# nicked copper pipe



## analogmusicman (Feb 4, 2008)

I was cutting some wallboard out with my recip. saw and hit a 1/2 in. copper pipe. (no,it doesn't leak) my question is, just how deep does a nick in copper tube have to be before you should do something like cut out the nicked part and put in a coupling? I ask because copper tube doesn't seem to be all that thick. (like galv. pipe which is heftier'n a female Russian weightlifter)

tnx,


----------



## Nestor_Kelebay (Jun 17, 2008)

In all liklihood, you have nothing to worry about. If the pipe isn't leaking now, it prolly won't leak for a gazillion years. Where I live, it was common practice for plumbers to use a round file to file out the ID of dimpled couplings so that they could be used as slip couplings. So, there are thousands of couplings in Winnipeg, Manitoba that have a very thin wall thickness in one small spot, but yet none of those couplings leak. So, chances are your nick will never leak either.

However, if you'd feel better fixing it now, here are two ways to do that:

If you can drain that pipe, I'd apply some strong hydrochloric acid (muriatic acid, maybe) to the outside of the pipe where the nick is, clean that acid off with water, then apply any alcohol (cuz water is soluble in alcohols) and wipe the alcohol up with a paper towel (thereby removing any residual water).

Immediately apply a soldering flux to the bare copper metal, heat the pipe and apply a dab of solder over that nick.

That'll last till the cows come home.

Alternatively, you could drain the line, sand the pipe OD at the nick and the ID of a copper slip coupling, cut the pipe at the nick and solder the slip coupling in place over that nick.

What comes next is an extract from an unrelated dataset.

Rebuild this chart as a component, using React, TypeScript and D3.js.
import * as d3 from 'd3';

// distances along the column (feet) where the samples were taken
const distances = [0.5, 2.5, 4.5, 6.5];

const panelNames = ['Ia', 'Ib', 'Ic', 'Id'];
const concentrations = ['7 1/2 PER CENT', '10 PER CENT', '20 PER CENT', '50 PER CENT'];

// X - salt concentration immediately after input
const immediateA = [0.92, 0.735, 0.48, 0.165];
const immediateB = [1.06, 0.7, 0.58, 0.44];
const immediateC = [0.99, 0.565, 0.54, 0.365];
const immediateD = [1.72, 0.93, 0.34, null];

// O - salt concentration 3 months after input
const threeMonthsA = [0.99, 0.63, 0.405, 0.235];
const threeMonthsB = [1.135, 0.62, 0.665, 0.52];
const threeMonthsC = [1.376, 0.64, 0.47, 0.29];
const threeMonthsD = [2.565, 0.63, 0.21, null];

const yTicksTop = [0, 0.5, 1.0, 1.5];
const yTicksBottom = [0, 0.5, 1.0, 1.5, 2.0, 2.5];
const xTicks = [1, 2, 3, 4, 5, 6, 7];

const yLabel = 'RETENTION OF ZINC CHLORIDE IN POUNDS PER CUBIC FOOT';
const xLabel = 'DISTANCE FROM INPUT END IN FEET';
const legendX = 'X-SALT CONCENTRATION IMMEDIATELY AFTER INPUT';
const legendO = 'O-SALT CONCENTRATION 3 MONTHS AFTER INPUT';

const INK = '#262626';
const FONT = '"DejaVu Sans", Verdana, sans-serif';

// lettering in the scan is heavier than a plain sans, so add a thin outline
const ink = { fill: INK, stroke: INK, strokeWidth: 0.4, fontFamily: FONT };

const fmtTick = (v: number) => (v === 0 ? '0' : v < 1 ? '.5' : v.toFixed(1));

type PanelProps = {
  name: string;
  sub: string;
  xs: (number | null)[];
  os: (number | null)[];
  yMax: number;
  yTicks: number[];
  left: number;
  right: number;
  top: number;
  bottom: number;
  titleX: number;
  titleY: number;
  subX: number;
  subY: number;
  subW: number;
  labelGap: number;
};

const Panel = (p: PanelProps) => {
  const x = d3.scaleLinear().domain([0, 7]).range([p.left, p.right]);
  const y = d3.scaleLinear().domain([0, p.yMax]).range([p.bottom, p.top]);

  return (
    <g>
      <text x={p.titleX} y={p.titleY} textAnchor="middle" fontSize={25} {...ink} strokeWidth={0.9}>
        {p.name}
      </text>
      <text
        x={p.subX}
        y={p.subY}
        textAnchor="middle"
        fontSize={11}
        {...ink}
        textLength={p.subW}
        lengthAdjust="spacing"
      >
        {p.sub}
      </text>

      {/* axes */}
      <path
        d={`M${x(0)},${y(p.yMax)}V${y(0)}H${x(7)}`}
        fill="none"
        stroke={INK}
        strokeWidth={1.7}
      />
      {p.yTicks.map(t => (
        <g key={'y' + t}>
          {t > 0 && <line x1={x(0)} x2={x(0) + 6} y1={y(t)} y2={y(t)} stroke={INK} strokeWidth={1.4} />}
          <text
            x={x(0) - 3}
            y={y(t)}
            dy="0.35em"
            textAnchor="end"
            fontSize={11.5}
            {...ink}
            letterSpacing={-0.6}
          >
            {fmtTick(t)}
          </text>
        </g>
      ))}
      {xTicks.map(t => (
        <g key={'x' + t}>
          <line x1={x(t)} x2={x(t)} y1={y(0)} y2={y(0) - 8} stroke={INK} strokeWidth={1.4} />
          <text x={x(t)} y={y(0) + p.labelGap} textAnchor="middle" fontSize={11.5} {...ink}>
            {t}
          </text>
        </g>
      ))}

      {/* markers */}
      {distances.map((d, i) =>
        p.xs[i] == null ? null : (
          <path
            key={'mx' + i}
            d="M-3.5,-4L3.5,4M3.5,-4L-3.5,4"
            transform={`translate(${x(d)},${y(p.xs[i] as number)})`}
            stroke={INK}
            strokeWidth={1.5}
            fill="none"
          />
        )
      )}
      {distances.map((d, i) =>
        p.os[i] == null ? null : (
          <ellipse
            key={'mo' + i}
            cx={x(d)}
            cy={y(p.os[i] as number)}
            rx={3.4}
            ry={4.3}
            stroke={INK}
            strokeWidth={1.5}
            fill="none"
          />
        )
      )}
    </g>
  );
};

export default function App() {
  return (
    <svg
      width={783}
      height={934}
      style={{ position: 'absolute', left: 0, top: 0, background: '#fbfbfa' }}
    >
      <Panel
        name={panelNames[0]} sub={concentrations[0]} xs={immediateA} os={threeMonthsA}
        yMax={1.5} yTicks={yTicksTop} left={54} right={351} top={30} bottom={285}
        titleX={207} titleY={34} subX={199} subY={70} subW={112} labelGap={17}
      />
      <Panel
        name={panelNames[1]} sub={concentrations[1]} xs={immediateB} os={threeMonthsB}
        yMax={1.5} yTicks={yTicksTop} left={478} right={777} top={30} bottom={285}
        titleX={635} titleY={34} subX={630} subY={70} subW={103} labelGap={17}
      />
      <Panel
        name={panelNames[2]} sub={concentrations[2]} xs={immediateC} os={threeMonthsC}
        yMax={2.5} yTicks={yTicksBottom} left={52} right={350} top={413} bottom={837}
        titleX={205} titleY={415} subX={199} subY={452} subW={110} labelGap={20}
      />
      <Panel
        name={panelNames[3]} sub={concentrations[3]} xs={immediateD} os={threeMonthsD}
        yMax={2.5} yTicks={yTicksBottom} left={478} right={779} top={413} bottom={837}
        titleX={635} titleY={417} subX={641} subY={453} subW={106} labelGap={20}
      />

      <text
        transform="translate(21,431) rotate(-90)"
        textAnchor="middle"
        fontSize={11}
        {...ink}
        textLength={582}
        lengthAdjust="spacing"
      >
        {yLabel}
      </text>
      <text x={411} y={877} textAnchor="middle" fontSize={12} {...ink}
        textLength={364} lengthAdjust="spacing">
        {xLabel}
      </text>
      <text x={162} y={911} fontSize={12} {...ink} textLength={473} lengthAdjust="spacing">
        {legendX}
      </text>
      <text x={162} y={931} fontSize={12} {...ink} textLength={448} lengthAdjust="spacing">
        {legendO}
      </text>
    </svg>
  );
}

In some areas you can't buy true slip couplings. A true slip coupling will not have any dimple on it. If you can only buy couplings with dimples DO NOT use a file to remove copper from the ID of the coupling where the dimple is. This severely weakens the coupling at that spot. Instead, slip the coupling over a pipe of a smaller ID and hammer on the coupling to remove the dimple from it. That way, you still have the full wall thickness of copper where the dimple was. THEN, and only then, use the coupling as a slip coupling.


----------



## Tommy Plumb (Oct 7, 2006)

Or if for some reason they don't sell slip couplings just order them... You would have to have a real hardass of an inspector to check your couplings for a dimple.


----------



## mstplumber (May 3, 2008)

I would fix it right, with a coupling. You are right, most copper isn't very thick. The Home Depot or Lowe's stores in my area sell slip couplings. If you can solder, this will be a simple repair.


----------